I think that the most egregious problem of modern democratic debate sits behind each screen that reads this. What I mean by that is the propensity to not so much debunk sources, but to debunk sources that do not belong to the echo chamber that the reader belongs to.

It becomes, in essense, a battle of sources. Fox News is one echo chamber. MSNBC is another. The pundits of the reader's own echo chamber are upstanding researchers and historians, and the pundits of the other echo chamber are charlatans and hacks.

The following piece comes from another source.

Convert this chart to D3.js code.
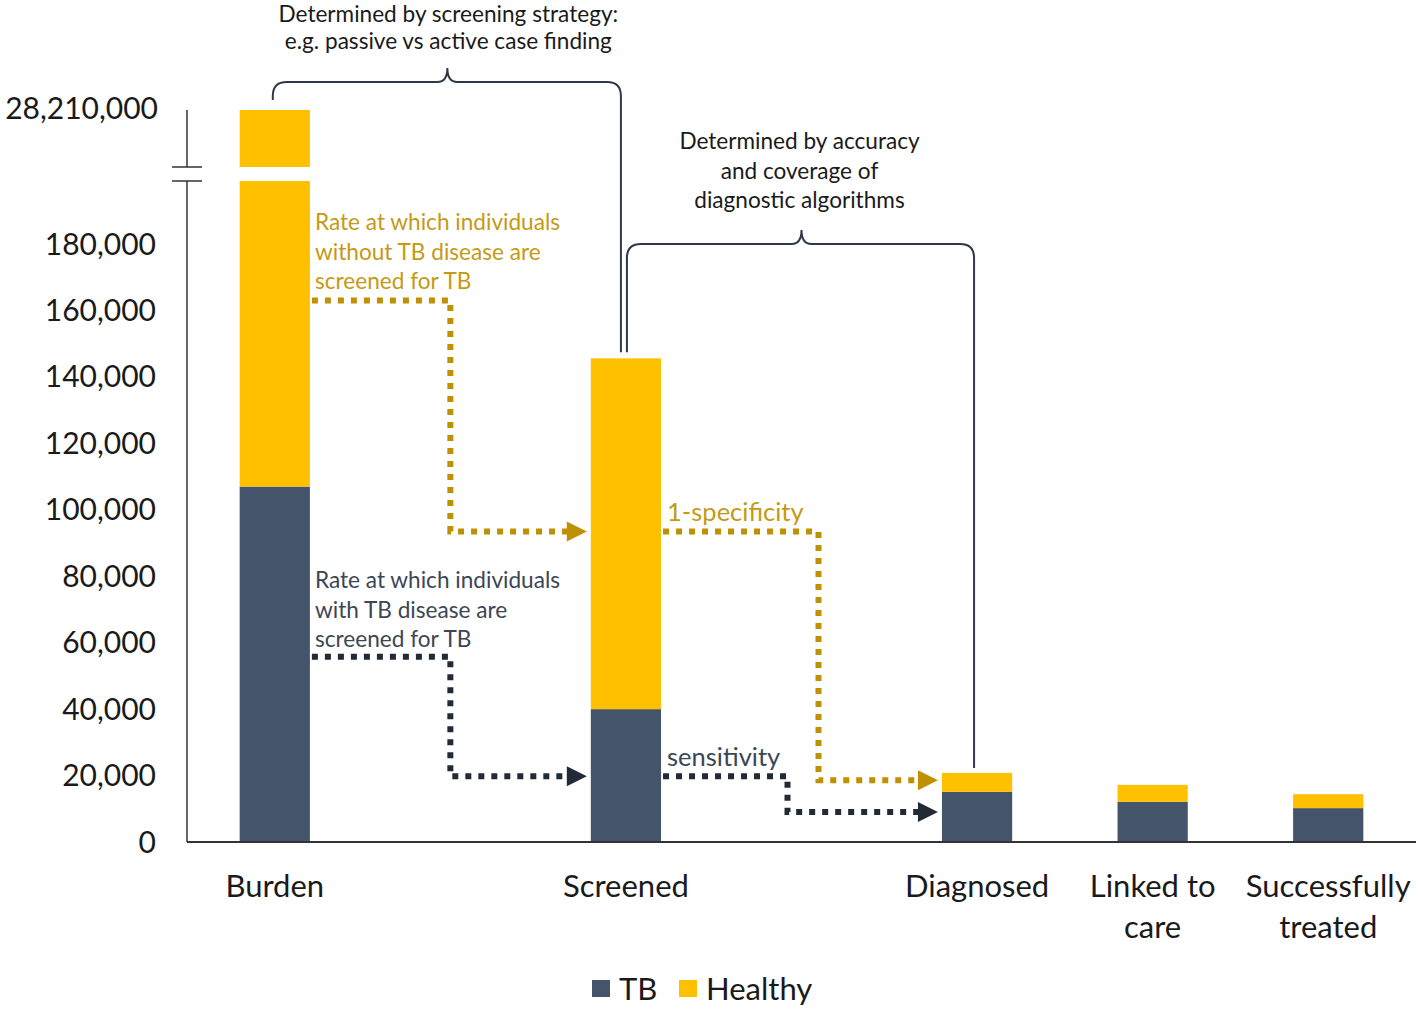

There is also the thing that economy is removed from sciences, in that replication is not required to publish theories about anything, and statistical analysis is more about finding what you want than going out there and finding what the numbers actually say. So, you have the battle of the Nobel Prize laureates - who to believe? A guy like Krugman or a guy like Hayek? Depending on your echo chamber, the answer is readily availible.

But.... That's not critical thought. Those are appeals to authority, which are as far from critical thinking as you can get. It is in fact a logical fallacy in its own right. The only way to arrive at a truth is through experiment and replication.

But none of us here do it. I don't, of course. I'll be the first to admit that. I tend to post links from places that I like, and not so much from places that I dislike. Critical thinking is hard. It requires that sources are not only evaluated based on the acronyms of academic titles attached to a person's name and bias - but it also requires also the realisation that in many, many fields we that post here just don't know what we're talking about - be it economy, law, science, history. Each of us have a slightly different level in things. We know more of one thing, and less of another.

But few of us, and that includes me, are too keen to improve our thinking by admitting both bias and lack of knowledge. And I think that's true for most people, and so we fall to appeals to authority to bolster our own claims, and we do this more out of personal bias than anything else.